At the time Robert Carneiro had his insight I was learning how to use a potty. It took me another thirty years to notice the same thing that he did. When finally I did I came to a very similar conclusion to him. Ten years later I think the evidence shows something more interesting.

I believe that the ‘scientific’ view of the rise of cities and civilisations, as argued by both Diamond and Carneiro, is useful, but is too much of a simplification. This is probably why many archaeologists have junked it.

A ‘scientific’ view does not take human nature into account and the complex stimuli that make people do different things. It misses all those subtleties like people’s innate desire for shiny things… or wanting a better life for their children… or to outperform the neighbours… or for young people to seek thrills. Without this any scientific model is dry and lifeless.

I suspect that the evidence shows civilisations arose where there was a concentration of people passing through narrow corridors in the landscape.
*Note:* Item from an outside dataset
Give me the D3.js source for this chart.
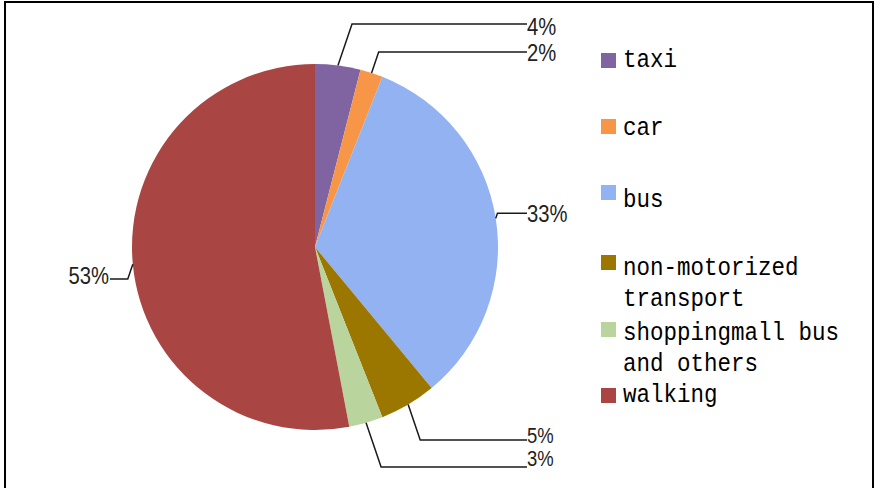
<!DOCTYPE html>
<html>
<head>
<meta charset="utf-8">
<script src="https://cdn.jsdelivr.net/npm/d3@7"></script>
<style>
  html, body { margin: 0; padding: 0; background: #fff; }
  svg { display: block; }
</style>
</head>
<body>
<svg id="chart" width="874" height="488"></svg>
<script>
// Travel mode shares (percent)
const categories = ["taxi", "car", "bus", "non-motorized transport", "shoppingmall bus and others", "walking"];
const legendLines = [["taxi"], ["car"], ["bus"], ["non-motorized", "transport"], ["shoppingmall bus", "and others"], ["walking"]];
const shares = [4, 2, 33, 5, 3, 53];
const colors = ["#8064A2", "#F79646", "#93B2F2", "#9B7700", "#B9D49D", "#A94644"];

// Label placement: leader-line end height and text height (null = follow the slice edge)
const labelLineY = [24, 52, null, 440, 467, 279];
const labelTextY = [26, 52, null, 435, 458, 275];
const labelSize = [23, 23, 23, 21, 21, 23];
// Legend row positions: swatch top and first text baseline
const legendSwatchY = [53, 119, 185, 255, 322, 388];
const legendTextY = [67, 135, 207, 275, 340, 402];

const svg = d3.select("#chart");

// outer frame
svg.append("rect")
  .attr("x", 5).attr("y", 2)
  .attr("width", 868).attr("height", 500)
  .attr("fill", "#fff")
  .attr("stroke", "#000")
  .attr("stroke-width", 2);

const cx = 315, cy = 247, r = 183;

const pie = d3.pie().sort(null).value(d => d).startAngle(0).endAngle(2 * Math.PI);
const arcs = pie(shares);
const arc = d3.arc().innerRadius(0).outerRadius(r);

const g = svg.append("g").attr("transform", `translate(${cx},${cy})`);
g.selectAll("path.slice")
  .data(arcs)
  .join("path")
  .attr("class", "slice")
  .attr("d", arc)
  .attr("fill", (d, i) => colors[i]);

// leader lines and percentage labels
const tilt = 0.34;
const rightX = cx + r + 29;
const leftX = cx - r - 22;
const fmt = d => d3.format(".0f")(d) + "%";

arcs.forEach((d, i) => {
  const a = (d.startAngle + d.endAngle) / 2;
  const sx = cx + Math.sin(a) * r;
  const sy = cy - Math.cos(a) * r;
  const right = Math.sin(a) >= 0;
  const ly = labelLineY[i] == null ? sy - 5 : labelLineY[i];
  const bx = sx + (right ? 1 : -1) * tilt * Math.abs(ly - sy);
  const endX = right ? rightX : leftX;
  svg.append("path")
    .attr("d", d3.line()([[sx, sy], [bx, ly], [endX, ly]]))
    .attr("fill", "none")
    .attr("stroke", "#1a1a1a")
    .attr("stroke-width", 1.5);
  const ty = labelTextY[i] == null ? ly : labelTextY[i];
  svg.append("text")
    .attr("transform", `translate(${right ? endX : endX - 1},${ty}) scale(0.88,1.08)`)
    .attr("dy", "0.36em")
    .attr("text-anchor", right ? "start" : "end")
    .attr("font-family", "Liberation Sans, Arial, sans-serif")
    .attr("font-size", labelSize[i])
    .attr("fill", "#222")
    .text(fmt(shares[i]));
});

// legend
const legend = svg.append("g");
categories.forEach((c, i) => {
  legend.append("rect")
    .attr("x", 601).attr("y", legendSwatchY[i])
    .attr("width", 15).attr("height", 15)
    .attr("fill", colors[i]);
  const t = legend.append("text")
    .attr("transform", `translate(623,${legendTextY[i]}) scale(0.9,1)`)
    .attr("font-family", "Liberation Mono, DejaVu Sans Mono, monospace")
    .attr("font-size", 25)
    .attr("fill", "#000");
  legendLines[i].forEach((ln, k) => {
    t.append("tspan").attr("x", 0).attr("dy", k === 0 ? 0 : 31).text(ln);
  });
});
</script>
</body>
</html>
I don’t really have a good understanding of why cities should have arisen there because of this but I think they did. I’d guess it had something to do with trade. It very likely also had something to do with warfare.

Whatever attempts at explanation I come up with will be guesses and will probably turn out to be wildly wrong, like I suspect Prof. Carneiro’s are. But Carneiro at least recognised that there really is a pattern to the distribution of these early civilisations, something which many seem to ignore.

References

Carneiro, R.L. 1967 On the Relationship Between Size of Population and Complexity of Social Organization. Southwestern Journal of Anthropology 23, p234-243.

Carneiro, R. L. 1970 A Theory of the Origin of the State. Science 169,  p733–738. (alternative version here)

Carneiro, R.L. 1986 The Circumscription Theory – Challenge and Response. American Behavioral Scientist 31, p497-511.

Kemp, K. W. 2004 Carniero’s Circumscription Theory on the Origin of the State. web page.

(Rivers image adapted from The Why Files’ Water Woes webpage)

*I’ll abstain from any comment about China as I don’t have enough info – any comments gratefully received.

{ 2 comments… read them below or add one }

Mel Barber April 7, 2015 at 8:55 pm

I have had a long-term interest in Carneiro’s theory of the origin of states and when I read your comments on the theory they rekindled interest in the whole problem of the origin of states. I remember Carneiro’s article in 1970 and I was electrified by it. I have wondered since why there was such a dearth of professional interest in the theory. I read Robert Graber’s book about the theory with the same wonderings. I think ignoring Graber’s work is even more puzzling. I am not prepared to provide comments at this point, but I really would like to see the main issue (the rise of the state) treated in good scientific fashion with lots of discussion and comment (and of course analysis of data), In my view, the main issue is FUNDAMENTAL for ALL social sciences.

Mel Barber

Reply

Robert Graber July 13, 2018 at 4:45 pm

Thanks, Mel Barber, for citing my work, which interprets circumscription theory mathematically as the proportion of population increase that takes the form of density increase rather than areal expansion. Political evolution is predicted to take the ideal form given by N’ = 2P’ – A’, where N is the number of autonomous polities of any scale; P is population; and A is area inhabited. The apostrophe denotes proportional growth rate.